[Start Information given]

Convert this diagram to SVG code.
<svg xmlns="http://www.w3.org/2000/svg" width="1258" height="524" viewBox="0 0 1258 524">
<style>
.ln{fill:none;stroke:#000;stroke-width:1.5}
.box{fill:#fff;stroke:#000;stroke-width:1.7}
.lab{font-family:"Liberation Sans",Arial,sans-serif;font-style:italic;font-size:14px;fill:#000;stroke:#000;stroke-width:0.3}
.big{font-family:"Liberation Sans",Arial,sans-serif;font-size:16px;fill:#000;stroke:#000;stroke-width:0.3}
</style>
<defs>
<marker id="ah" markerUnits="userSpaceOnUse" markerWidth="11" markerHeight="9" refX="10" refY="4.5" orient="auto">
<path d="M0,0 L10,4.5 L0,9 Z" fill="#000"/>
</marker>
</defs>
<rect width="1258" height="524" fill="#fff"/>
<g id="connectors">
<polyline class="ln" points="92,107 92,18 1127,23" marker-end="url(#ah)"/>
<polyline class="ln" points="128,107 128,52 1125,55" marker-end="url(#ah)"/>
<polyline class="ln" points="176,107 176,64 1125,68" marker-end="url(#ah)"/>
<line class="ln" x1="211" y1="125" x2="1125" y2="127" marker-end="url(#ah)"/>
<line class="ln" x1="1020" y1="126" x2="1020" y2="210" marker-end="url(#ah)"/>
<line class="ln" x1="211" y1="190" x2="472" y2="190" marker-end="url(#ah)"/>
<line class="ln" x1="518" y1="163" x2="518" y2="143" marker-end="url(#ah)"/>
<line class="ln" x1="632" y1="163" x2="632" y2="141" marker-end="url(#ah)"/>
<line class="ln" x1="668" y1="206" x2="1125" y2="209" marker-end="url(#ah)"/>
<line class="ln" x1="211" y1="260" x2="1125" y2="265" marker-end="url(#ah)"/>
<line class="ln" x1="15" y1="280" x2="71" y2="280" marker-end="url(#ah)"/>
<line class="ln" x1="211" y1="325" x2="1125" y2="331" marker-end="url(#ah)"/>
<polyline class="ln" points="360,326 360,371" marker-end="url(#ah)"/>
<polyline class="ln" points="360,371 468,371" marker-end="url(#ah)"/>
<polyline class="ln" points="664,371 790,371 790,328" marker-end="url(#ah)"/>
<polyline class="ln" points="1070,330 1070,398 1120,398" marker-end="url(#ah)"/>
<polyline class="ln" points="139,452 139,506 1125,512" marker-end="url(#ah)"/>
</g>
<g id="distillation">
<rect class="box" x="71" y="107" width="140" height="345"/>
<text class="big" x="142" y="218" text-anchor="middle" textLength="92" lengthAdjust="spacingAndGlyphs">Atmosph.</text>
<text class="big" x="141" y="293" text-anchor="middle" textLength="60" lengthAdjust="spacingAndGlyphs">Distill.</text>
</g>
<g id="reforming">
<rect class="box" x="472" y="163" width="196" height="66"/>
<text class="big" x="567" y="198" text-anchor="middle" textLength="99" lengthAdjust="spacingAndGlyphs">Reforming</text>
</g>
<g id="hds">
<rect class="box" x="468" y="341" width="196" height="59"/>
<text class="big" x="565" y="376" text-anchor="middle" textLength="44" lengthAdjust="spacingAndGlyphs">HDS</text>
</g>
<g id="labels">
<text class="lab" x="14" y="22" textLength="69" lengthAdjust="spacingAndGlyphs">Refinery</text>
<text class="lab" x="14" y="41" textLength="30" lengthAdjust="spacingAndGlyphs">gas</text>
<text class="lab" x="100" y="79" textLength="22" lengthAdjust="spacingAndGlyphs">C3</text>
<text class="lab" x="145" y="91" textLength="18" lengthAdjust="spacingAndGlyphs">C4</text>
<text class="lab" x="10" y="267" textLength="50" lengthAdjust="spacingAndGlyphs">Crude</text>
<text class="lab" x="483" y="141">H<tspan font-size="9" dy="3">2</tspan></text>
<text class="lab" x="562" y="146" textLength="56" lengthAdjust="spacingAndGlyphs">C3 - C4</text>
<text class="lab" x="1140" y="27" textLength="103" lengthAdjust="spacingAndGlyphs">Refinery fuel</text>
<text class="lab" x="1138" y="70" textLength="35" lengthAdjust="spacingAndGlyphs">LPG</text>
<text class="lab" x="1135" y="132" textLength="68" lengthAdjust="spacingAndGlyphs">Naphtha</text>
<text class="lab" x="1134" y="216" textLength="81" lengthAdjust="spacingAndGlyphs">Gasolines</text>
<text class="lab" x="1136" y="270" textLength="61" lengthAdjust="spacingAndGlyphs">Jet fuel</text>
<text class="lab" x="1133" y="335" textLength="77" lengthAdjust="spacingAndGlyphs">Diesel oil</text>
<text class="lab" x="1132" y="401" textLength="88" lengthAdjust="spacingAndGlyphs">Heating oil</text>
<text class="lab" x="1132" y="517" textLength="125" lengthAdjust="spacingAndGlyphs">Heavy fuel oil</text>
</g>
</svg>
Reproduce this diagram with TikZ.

[End Information given]

● Work instructions
Write out each line of the data above again, exactly as given.

● Answer to the task
Convert this diagram to SVG code.
<svg xmlns="http://www.w3.org/2000/svg" width="1258" height="524" viewBox="0 0 1258 524">
<style>
.ln{fill:none;stroke:#000;stroke-width:1.5}
.box{fill:#fff;stroke:#000;stroke-width:1.7}
.lab{font-family:"Liberation Sans",Arial,sans-serif;font-style:italic;font-size:14px;fill:#000;stroke:#000;stroke-width:0.3}
.big{font-family:"Liberation Sans",Arial,sans-serif;font-size:16px;fill:#000;stroke:#000;stroke-width:0.3}
</style>
<defs>
<marker id="ah" markerUnits="userSpaceOnUse" markerWidth="11" markerHeight="9" refX="10" refY="4.5" orient="auto">
<path d="M0,0 L10,4.5 L0,9 Z" fill="#000"/>
</marker>
</defs>
<rect width="1258" height="524" fill="#fff"/>
<g id="connectors">
<polyline class="ln" points="92,107 92,18 1127,23" marker-end="url(#ah)"/>
<polyline class="ln" points="128,107 128,52 1125,55" marker-end="url(#ah)"/>
<polyline class="ln" points="176,107 176,64 1125,68" marker-end="url(#ah)"/>
<line class="ln" x1="211" y1="125" x2="1125" y2="127" marker-end="url(#ah)"/>
<line class="ln" x1="1020" y1="126" x2="1020" y2="210" marker-end="url(#ah)"/>
<line class="ln" x1="211" y1="190" x2="472" y2="190" marker-end="url(#ah)"/>
<line class="ln" x1="518" y1="163" x2="518" y2="143" marker-end="url(#ah)"/>
<line class="ln" x1="632" y1="163" x2="632" y2="141" marker-end="url(#ah)"/>
<line class="ln" x1="668" y1="206" x2="1125" y2="209" marker-end="url(#ah)"/>
<line class="ln" x1="211" y1="260" x2="1125" y2="265" marker-end="url(#ah)"/>
<line class="ln" x1="15" y1="280" x2="71" y2="280" marker-end="url(#ah)"/>
<line class="ln" x1="211" y1="325" x2="1125" y2="331" marker-end="url(#ah)"/>
<polyline class="ln" points="360,326 360,371" marker-end="url(#ah)"/>
<polyline class="ln" points="360,371 468,371" marker-end="url(#ah)"/>
<polyline class="ln" points="664,371 790,371 790,328" marker-end="url(#ah)"/>
<polyline class="ln" points="1070,330 1070,398 1120,398" marker-end="url(#ah)"/>
<polyline class="ln" points="139,452 139,506 1125,512" marker-end="url(#ah)"/>
</g>
<g id="distillation">
<rect class="box" x="71" y="107" width="140" height="345"/>
<text class="big" x="142" y="218" text-anchor="middle" textLength="92" lengthAdjust="spacingAndGlyphs">Atmosph.</text>
<text class="big" x="141" y="293" text-anchor="middle" textLength="60" lengthAdjust="spacingAndGlyphs">Distill.</text>
</g>
<g id="reforming">
<rect class="box" x="472" y="163" width="196" height="66"/>
<text class="big" x="567" y="198" text-anchor="middle" textLength="99" lengthAdjust="spacingAndGlyphs">Reforming</text>
</g>
<g id="hds">
<rect class="box" x="468" y="341" width="196" height="59"/>
<text class="big" x="565" y="376" text-anchor="middle" textLength="44" lengthAdjust="spacingAndGlyphs">HDS</text>
</g>
<g id="labels">
<text class="lab" x="14" y="22" textLength="69" lengthAdjust="spacingAndGlyphs">Refinery</text>
<text class="lab" x="14" y="41" textLength="30" lengthAdjust="spacingAndGlyphs">gas</text>
<text class="lab" x="100" y="79" textLength="22" lengthAdjust="spacingAndGlyphs">C3</text>
<text class="lab" x="145" y="91" textLength="18" lengthAdjust="spacingAndGlyphs">C4</text>
<text class="lab" x="10" y="267" textLength="50" lengthAdjust="spacingAndGlyphs">Crude</text>
<text class="lab" x="483" y="141">H<tspan font-size="9" dy="3">2</tspan></text>
<text class="lab" x="562" y="146" textLength="56" lengthAdjust="spacingAndGlyphs">C3 - C4</text>
<text class="lab" x="1140" y="27" textLength="103" lengthAdjust="spacingAndGlyphs">Refinery fuel</text>
<text class="lab" x="1138" y="70" textLength="35" lengthAdjust="spacingAndGlyphs">LPG</text>
<text class="lab" x="1135" y="132" textLength="68" lengthAdjust="spacingAndGlyphs">Naphtha</text>
<text class="lab" x="1134" y="216" textLength="81" lengthAdjust="spacingAndGlyphs">Gasolines</text>
<text class="lab" x="1136" y="270" textLength="61" lengthAdjust="spacingAndGlyphs">Jet fuel</text>
<text class="lab" x="1133" y="335" textLength="77" lengthAdjust="spacingAndGlyphs">Diesel oil</text>
<text class="lab" x="1132" y="401" textLength="88" lengthAdjust="spacingAndGlyphs">Heating oil</text>
<text class="lab" x="1132" y="517" textLength="125" lengthAdjust="spacingAndGlyphs">Heavy fuel oil</text>
</g>
</svg>
Reproduce this diagram with TikZ.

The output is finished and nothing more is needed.